Sound Affects said...

There's also the fact that all those new comics should just get off your lawn.

The League said...

There is most certainly that, too.

horus kemwer said...

This is really interesting stuff. I guess it does show a major difference in our attitudes, though . . .

For myself, I've liked some big 2 characters / runs on and off at various points, but one of the values you really stress — longevity — doesn't mean too much to me. I'm fine with a story being short lived.

You're right though, there's a cost to be willing to accept short term characters and runs, and that's finding out what's good in time to get on it. And randomly picking floppies up is just way too risky (financially at least).

I guess my solution has been to rely heavily on reviews and graphic novels / collections. I've been especially attracted by the trend toward European-style stand-alone graphic albums, e.g. Burns' X'ed Out or Talbot's Grandville, but a downside is waits of sometimes multiple years between parts of a story. (And of course, the danger of stories that peter out or remain unfinished. . . . )

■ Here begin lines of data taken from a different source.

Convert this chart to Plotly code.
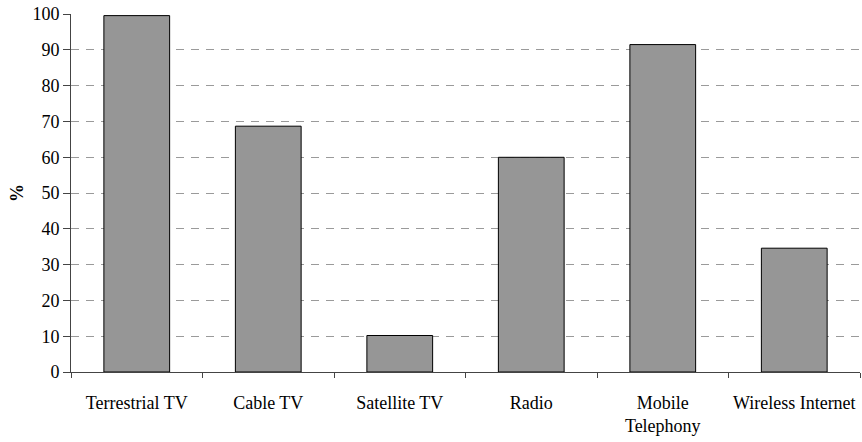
import plotly.graph_objects as go

categories = ["Terrestrial TV", "Cable TV", "Satellite TV", "Radio", "Mobile<br>Telephony", "Wireless Internet"]
values = [99.6, 68.7, 10.2, 60.0, 91.5, 34.6]
y_ticks = list(range(0, 101, 10))

fig = go.Figure(go.Bar(
    x=categories, y=values,
    marker=dict(color="#969696", line=dict(color="#000000", width=1)),
))

font = dict(family="Liberation Serif", size=18, color="#000000")
fig.update_layout(
    width=862, height=442,
    margin=dict(l=71, r=2, t=14, b=70),
    paper_bgcolor="white", plot_bgcolor="white",
    bargap=0.5, showlegend=False, font=font,
)
fig.update_xaxes(
    tickson="boundaries", ticks="outside", ticklen=5, tickcolor="#444",
    showline=True, linecolor="#444", linewidth=1, showgrid=False,
    tickfont=font, automargin=False, tickangle=0, ticklabelstandoff=14,
)
fig.update_yaxes(
    range=[0, 100.05], tickvals=y_ticks, ticks="outside", ticklen=7, tickcolor="#444",
    showline=True, linecolor="#444", linewidth=1,
    showgrid=True, gridcolor="#9a9a9a", griddash="8px,7px", gridwidth=1,
    zeroline=False, tickfont=font, automargin=False, ticksuffix="\u00a0",
    title=dict(text="<b>%</b>", font=font, standoff=4),
)
fig.write_html("out.html", config={"displayModeBar": False},
               post_script="document.body.style.margin='0';")
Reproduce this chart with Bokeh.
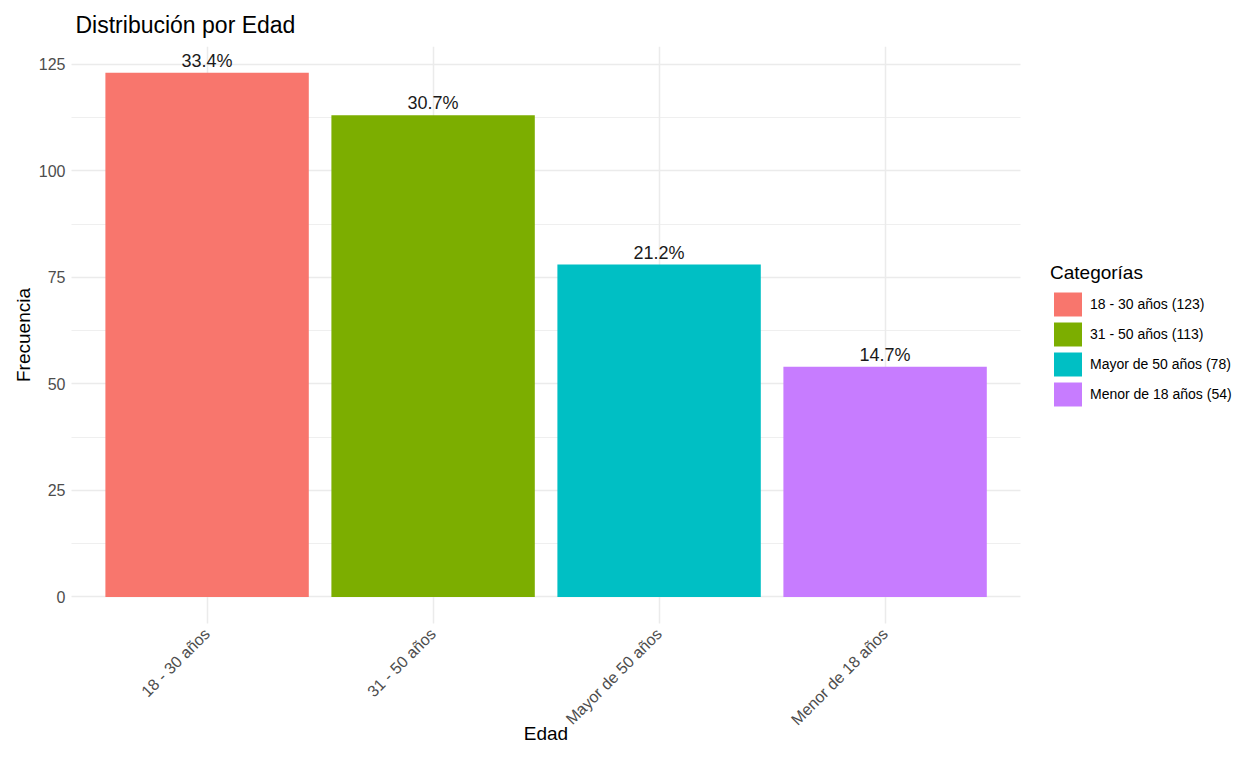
import math
from bokeh.plotting import figure
from bokeh.models import ColumnDataSource, FixedTicker, Range1d, Legend, LegendItem
from bokeh.core.properties import value
from bokeh.embed import file_html
from bokeh.resources import INLINE

categories = ["18 - 30 años", "31 - 50 años", "Mayor de 50 años", "Menor de 18 años"]
counts = [123, 113, 78, 54]
pct_labels = ["33.4%", "30.7%", "21.2%", "14.7%"]
colors = ["#F8766D", "#7CAE00", "#00BFC4", "#C77CFF"]
y_ticks = [0, 25, 50, 75, 100, 125]
y_minor = [12.5, 37.5, 62.5, 87.5, 112.5]

FONT = "Liberation Sans"
xs = list(range(1, len(categories) + 1))
legend_labels = [f"{c} ({n})" for c, n in zip(categories, counts)]

# panel extent in data units (ggplot-style expansion)
X_LO, X_HI = 0.4, 4.6
Y_LO, Y_HI = -6.15, 129.15
PX_X, PX_Y = 226.0, 4.256          # pixels per data unit
FIG_W, FIG_H = 1240, 743
PANEL_LEFT, TOP = 71, 47
x_start = X_LO - PANEL_LEFT / PX_X
x_end = X_LO + (FIG_W - PANEL_LEFT) / PX_X
y_start = Y_HI - (FIG_H - TOP) / PX_Y

src = ColumnDataSource(dict(x=xs, top=counts, color=colors, pct=pct_labels, label=legend_labels))

p = figure(width=FIG_W, height=FIG_H, output_backend="svg", toolbar_location=None,
           x_range=Range1d(x_start, x_end), y_range=Range1d(y_start, Y_HI), min_border=0,
           min_border_left=0, min_border_right=0, min_border_top=39, min_border_bottom=0)
p.outline_line_color = None
p.background_fill_color = "white"
p.border_fill_color = "white"

p.title.text = "Distribución por Edad"
p.title.text_font = FONT
p.title.text_font_size = "23px"
p.title.text_font_style = "normal"
p.title.text_color = "black"
p.title.align = "left"
p.title.standoff = 18
p.title.offset = 75

bars = p.vbar(x="x", top="top", width=0.9, bottom=0, color="color", line_color=None, source=src)
p.text(x="x", y="top", text="pct", source=src, text_align="center", text_baseline="bottom",
       y_offset=-2, text_font=value(FONT), text_font_size="18px", text_color="#1a1a1a")

# axes
p.xaxis.ticker = FixedTicker(ticks=xs)
p.xaxis.major_label_overrides = {x: c for x, c in zip(xs, categories)}
p.xaxis.major_label_orientation = math.pi / 4
p.xaxis.fixed_location = Y_LO
p.xaxis.bounds = (X_LO, X_HI)
p.yaxis.ticker = FixedTicker(ticks=y_ticks, minor_ticks=y_minor)
p.yaxis.fixed_location = X_LO
p.yaxis.bounds = (Y_LO, Y_HI)
for ax in (p.xaxis, p.yaxis):
    ax.axis_line_color = None
    ax.major_tick_line_color = None
    ax.minor_tick_line_color = None
    ax.major_tick_out = 0
    ax.major_tick_in = 0
    ax.major_label_text_font = FONT
    ax.major_label_text_font_size = "16px"
    ax.major_label_text_color = "#4D4D4D"
    ax.axis_label_text_font = FONT
    ax.axis_label_text_font_size = "19px"
    ax.axis_label_text_font_style = "normal"
    ax.axis_label_text_color = "black"
p.xaxis.major_label_standoff = 8
p.yaxis.major_label_standoff = 2
p.xaxis.axis_label = "Edad"
p.yaxis.axis_label = "Frecuencia"
p.xaxis.axis_label_standoff = -15
p.yaxis.axis_label_standoff = 2

p.xgrid.ticker = FixedTicker(ticks=xs)
p.xgrid.grid_line_color = "#EBEBEB"
p.xgrid.grid_line_width = 1.5
p.xgrid.cross_bounds = (Y_LO, Y_HI)
p.ygrid.grid_line_color = "#EBEBEB"
p.ygrid.grid_line_width = 1.5
p.ygrid.minor_grid_line_color = "#EBEBEB"
p.ygrid.minor_grid_line_width = 0.8
p.ygrid.cross_bounds = (X_LO, X_HI)

items = [LegendItem(label=lab, renderers=[bars], index=i) for i, lab in enumerate(legend_labels)]
legend = Legend(items=items, location=(1050, 334), orientation="vertical",
                title="Categorías", title_text_font=FONT, title_text_font_size="19px",
                title_text_font_style="normal", title_text_color="black", title_standoff=5,
                label_text_font=FONT, label_text_font_size="14px", label_text_color="black",
                glyph_width=35, glyph_height=30, spacing=0, padding=0, margin=0,
                label_standoff=5, border_line_color=None, background_fill_alpha=0)
p.add_layout(legend, "center")

open("out.html", "w").write(file_html(p, INLINE))
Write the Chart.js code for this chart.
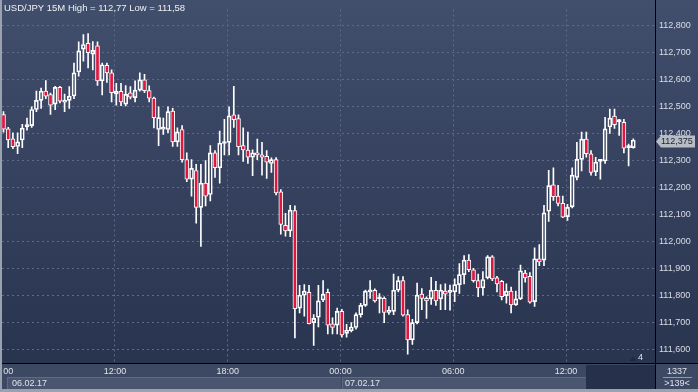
<!DOCTYPE html>
<html><head><meta charset="utf-8">
<style>html,body{margin:0;padding:0;background:#2c3753;overflow:hidden}canvas{display:block}</style>
<script src="https://cdn.jsdelivr.net/npm/chart.js@4/dist/chart.umd.min.js"></script>
</head><body>
<canvas id="c" width="698" height="392"></canvas>
<script>
// USD/JPY 15M candles (06.02.17 06:00 onward)
const opens = [112.471,112.418,112.381,112.353,112.377,112.425,112.430,112.490,112.524,112.558,
112.545,112.510,112.572,112.517,112.524,112.540,112.629,112.714,112.735,112.695,
112.726,112.596,112.654,112.626,112.548,112.557,112.510,112.552,112.534,112.562,
112.600,112.560,112.532,112.416,112.417,112.416,112.484,112.370,112.416,112.304,
112.232,112.264,112.127,112.217,112.175,112.329,112.274,112.364,112.368,112.470,
112.456,112.356,112.340,112.313,112.329,112.322,112.316,112.290,112.304,112.185,
112.061,112.040,112.115,111.754,111.802,111.812,111.700,111.720,111.784,111.812,
111.696,111.691,111.742,111.660,111.670,111.682,111.730,111.764,111.814,111.820,
111.788,111.790,111.738,111.742,111.820,111.856,111.730,111.636,111.700,111.806,
111.790,111.788,111.820,111.788,111.817,111.812,111.814,111.841,111.878,111.932,
111.896,111.856,111.829,111.866,111.944,111.866,111.853,111.800,111.817,111.766,
111.788,111.884,111.872,111.778,111.937,111.932,112.113,112.211,112.169,112.142,
112.093,112.129,112.238,112.305,112.380,112.326,112.259,112.298,112.299,112.425,
112.466,112.445,112.442,112.349,112.349];
const highs = [112.482,112.424,112.404,112.404,112.435,112.458,112.500,112.558,112.569,112.597,
112.551,112.576,112.576,112.547,112.575,112.662,112.741,112.768,112.771,112.742,
112.741,112.662,112.662,112.637,112.587,112.587,112.579,112.575,112.596,112.626,
112.620,112.578,112.536,112.500,112.458,112.500,112.494,112.422,112.430,112.329,
112.304,112.287,112.287,112.301,112.356,112.338,112.410,112.454,112.500,112.576,
112.470,112.422,112.406,112.341,112.380,112.368,112.338,112.311,112.312,112.193,
112.105,112.135,112.133,111.838,111.841,111.838,111.730,111.838,111.856,111.824,
111.718,111.754,111.749,111.694,111.700,111.736,111.772,111.821,111.856,111.825,
111.808,111.796,111.760,111.880,111.871,111.871,111.748,111.712,111.847,111.826,
111.796,111.868,111.853,111.841,111.844,111.839,111.862,111.919,111.949,111.952,
111.901,111.880,111.889,111.949,111.949,111.872,111.857,111.844,111.832,111.817,
111.913,111.894,111.886,111.977,111.989,112.135,112.265,112.274,112.209,112.169,
112.139,112.274,112.368,112.406,112.406,112.338,112.313,112.305,112.461,112.492,
112.492,112.454,112.454,112.362,112.381];
const lows = [112.406,112.349,112.345,112.326,112.349,112.413,112.424,112.482,112.494,112.530,
112.472,112.489,112.514,112.482,112.494,112.530,112.614,112.669,112.644,112.637,
112.579,112.544,112.590,112.518,112.506,112.504,112.503,112.529,112.518,112.558,
112.552,112.518,112.422,112.356,112.398,112.404,112.353,112.353,112.295,112.223,
112.169,112.069,111.983,112.133,112.151,112.238,112.217,112.322,112.322,112.424,
112.322,112.298,112.290,112.245,112.304,112.247,112.235,112.257,112.173,112.028,
112.021,112.019,111.643,111.736,111.724,111.695,111.616,111.684,111.778,111.658,
111.658,111.658,111.646,111.646,111.666,111.676,111.720,111.760,111.790,111.776,
111.736,111.700,111.731,111.730,111.814,111.724,111.583,111.619,111.695,111.748,
111.716,111.768,111.764,111.748,111.748,111.746,111.778,111.808,111.844,111.889,
111.850,111.796,111.802,111.862,111.856,111.814,111.784,111.772,111.736,111.764,
111.785,111.850,111.772,111.760,111.911,111.911,112.075,112.153,112.133,112.089,
112.079,112.125,112.229,112.262,112.313,112.247,112.245,112.232,112.290,112.401,
112.420,112.394,112.329,112.281,112.347];
const closes = [112.417,112.377,112.352,112.370,112.421,112.434,112.490,112.524,112.558,112.539,
112.506,112.572,112.521,112.524,112.539,112.626,112.707,112.731,112.701,112.709,
112.596,112.656,112.626,112.552,112.557,112.518,112.546,112.536,112.562,112.600,
112.560,112.532,112.460,112.460,112.422,112.482,112.370,112.407,112.304,112.232,
112.272,112.127,112.217,112.169,112.329,112.274,112.365,112.366,112.466,112.452,
112.352,112.340,112.313,112.329,112.322,112.313,112.295,112.304,112.181,112.064,
112.040,112.117,111.752,111.802,111.817,111.696,111.716,111.781,111.806,111.691,
111.682,111.742,111.655,111.672,111.684,111.730,111.764,111.817,111.820,111.781,
111.789,111.738,111.746,111.820,111.856,111.728,111.636,111.700,111.802,111.790,
111.781,111.820,111.781,111.820,111.806,111.816,111.841,111.878,111.932,111.896,
111.856,111.829,111.860,111.944,111.862,111.844,111.796,111.817,111.766,111.788,
111.892,111.866,111.776,111.937,111.925,112.107,112.208,112.167,112.142,112.091,
112.127,112.247,112.305,112.380,112.326,112.257,112.295,112.300,112.418,112.458,
112.434,112.446,112.347,112.350,112.376];

const priceTicks = [111.6,111.7,111.8,111.9,112.0,112.1,112.2,112.3,112.4,112.5,112.6,112.7,112.8];
const timeLabels = ['06:00','12:00','18:00','00:00','06:00','12:00'];
const timeTickIdx = [-0.3,23.7,47.7,71.7,95.7,119.7];
const dateLabels = ['06.02.17','07.02.17'];
const headerText = 'USD/JPY 15M High = 112,77 Low = 111,58';
const lastPrice = 112.375;
const infoTop = '1337', infoBottom = '>139<', pageMark = '4';

const FONT = '"Liberation Sans", Arial, sans-serif';
const RED = '#e0163e';
const fmt = v => v.toFixed(3).replace('.', ',');

const idx = opens.map((_, i) => i);
const bodyData = idx.map(i => ({x: i, y: [opens[i], closes[i]]}));
const upWick = idx.map(i => ({x: i, y: [Math.max(opens[i], closes[i]), highs[i]]}));
const dnWick = idx.map(i => ({x: i, y: [lows[i], Math.min(opens[i], closes[i])]}));

const deco = {
  id: 'deco',
  beforeDraw(chart) {
    const {ctx, chartArea: a, width: W, height: H} = chart;
    ctx.save();
    const g = ctx.createLinearGradient(0, 0, 0, a.bottom);
    g.addColorStop(0, '#414e6c');
    g.addColorStop(1, '#29344f');
    ctx.fillStyle = g;
    ctx.fillRect(0, 0, W, a.bottom);
    ctx.fillStyle = '#3d4963';
    ctx.fillRect(0, a.bottom, W, H - a.bottom);
    ctx.restore();
  },
  afterDraw(chart) {
    const {ctx, chartArea: a, width: W, height: H} = chart;
    const xs = chart.scales.x, ys = chart.scales.y;
    ctx.save();
    // separator lines
    ctx.fillStyle = '#000';
    ctx.fillRect(0, a.bottom, W, 1);
    ctx.fillRect(a.right, 0, 1, H);
    // date boxes
    const d0 = 7, d1 = Math.round(xs.getPixelForValue(timeTickIdx[3])) + 1, d2 = 586;
    ctx.fillStyle = '#4a5670';
    ctx.fillRect(d0, 377, d1 - d0, 12);
    ctx.fillRect(d1 + 1, 377, d2 - d1 - 1, 12);
    ctx.strokeStyle = '#5f6b86';
    ctx.lineWidth = 1;
    ctx.beginPath();
    ctx.moveTo(d0 + 0.5, 389); ctx.lineTo(d0 + 0.5, 377.5); ctx.lineTo(d1, 377.5);
    ctx.moveTo(d1 + 1.5, 389); ctx.lineTo(d1 + 1.5, 377.5); ctx.lineTo(d2, 377.5);
    ctx.stroke();
    // dark box
    ctx.fillStyle = '#26304a';
    ctx.fillRect(d2, 365, a.right - d2, 24);
    // frame
    ctx.fillStyle = '#9aa2b0';
    ctx.fillRect(0, 0, 2, H);
    ctx.fillRect(0, 389, W, 3);
    // time labels
    ctx.font = '9px ' + FONT;
    ctx.fillStyle = '#dfe3ea';
    ctx.textBaseline = 'middle';
    ctx.textAlign = 'center';
    ctx.save();
    ctx.beginPath(); ctx.rect(3, a.bottom, a.right - 3, 14); ctx.clip();
    timeLabels.forEach((t, i) => ctx.fillText(t, xs.getPixelForValue(timeTickIdx[i]), 371.5));
    ctx.restore();
    ctx.textAlign = 'left';
    ctx.fillText(dateLabels[0], 12, 383.5);
    ctx.fillText(dateLabels[1], d1 + 4, 383.5);
    // info panel
    ctx.textAlign = 'center';
    ctx.fillText(infoTop, 677, 371.5);
    ctx.fillText(infoBottom, 677, 384);
    ctx.fillStyle = '#8f99ad';
    ctx.fillRect(663, 377, 29, 1);
    // page mark
    ctx.fillStyle = '#1f2840';
    ctx.beginPath(); ctx.moveTo(629, 361); ctx.lineTo(633, 357); ctx.lineTo(637, 361); ctx.closePath(); ctx.fill();
    ctx.fillStyle = '#dfe3ea';
    ctx.textAlign = 'left';
    ctx.fillText(pageMark, 638, 358);
    // header
    ctx.font = '9.5px ' + FONT;
    ctx.fillStyle = '#eef1f5';
    ctx.fillText(headerText, 4, 8.5);
    // price tag
    const py = Math.round(ys.getPixelForValue(lastPrice)) + 0.5;
    ctx.fillStyle = '#b7bcc5';
    ctx.beginPath();
    ctx.moveTo(656, py); ctx.lineTo(661, py - 6); ctx.lineTo(695, py - 6);
    ctx.lineTo(695, py + 6); ctx.lineTo(661, py + 6); ctx.closePath(); ctx.fill();
    ctx.fillStyle = '#1b2132';
    ctx.font = '9px ' + FONT;
    ctx.fillText(fmt(lastPrice), 661, py + 0.5);
    ctx.restore();
  }
};

new Chart(document.getElementById('c'), {
  type: 'bar',
  data: {
    datasets: [
      {data: bodyData, order: 0, barThickness: 4, minBarLength: 2,
       backgroundColor: c => closes[c.dataIndex] < opens[c.dataIndex] ? RED : 'rgba(0,0,0,0)',
       borderColor: '#ffffff', borderWidth: 1, borderSkipped: false},
      {data: upWick, order: 1, barThickness: 1, backgroundColor: '#ffffff', borderWidth: 0},
      {data: dnWick, order: 1, barThickness: 1, backgroundColor: '#ffffff', borderWidth: 0}
    ]
  },
  options: {
    responsive: false,
    animation: false,
    devicePixelRatio: 1,
    layout: {padding: {left: 2, right: 0, top: 0, bottom: 0}},
    datasets: {bar: {grouped: false}},
    plugins: {legend: {display: false}, tooltip: {enabled: false}},
    scales: {
      x: {
        type: 'linear', offset: false, min: -0.319, max: 138.617,
        afterBuildTicks: s => { s.ticks = timeTickIdx.slice(1).map(v => ({value: v})); },
        afterFit: s => { s.height = 29; },
        ticks: {display: false},
        grid: {color: '#5d6b89', lineWidth: 1, drawTicks: false, offset: false},
        border: {display: false, dash: [2, 3]}
      },
      y: {
        position: 'right', min: 111.5505, max: 112.861,
        afterBuildTicks: s => { s.ticks = priceTicks.map(v => ({value: v})); },
        afterFit: s => { s.width = 43; },
        ticks: {color: '#d9dee7', font: {family: FONT, size: 9}, padding: 4,
                callback: v => fmt(v)},
        grid: {color: '#5d6b89', lineWidth: 1, drawTicks: false},
        border: {display: false, dash: [2, 3]}
      }
    }
  },
  plugins: [deco]
});
</script>
</body></html>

If what you want is a monthly kick, then you're not going to get it from those routes. And something like an indie floppy publisher really is the only big 2 alternative. And all the worries you express about them are legit. (Sad truth: most of it's overpriced crap.)

I have to admit, when the first 52 was coming out (which was actually pretty decent, both in concept and execution), I did really get into the idea of the regular, serialized story kick. There's something fabulous about serialization, and having reveals go step by step, building anticipation for the next installment.

I've pretty much given up on that being realized by contemporary comics though — I'm basically too worried it will be complete crap to give anything hyped a try.

The League said...

The definite downside of the weekly or monthly fix is that even when I pick up a graphic novel I know can or should read, it often gets shelved for the immediacy of being able to blow through short comics and to try not to fall behind. I think it's really hurt how much I've been able or willing to delve into the better stuff lately. I just don't make time to read at home the way I used to.

For example, i have the second volume of the Burns stuff, but still haven't looked at it. Or The Incal. Or Blacksad. So that's all stuff I actually own that I need to just gird my loins and read in 2015.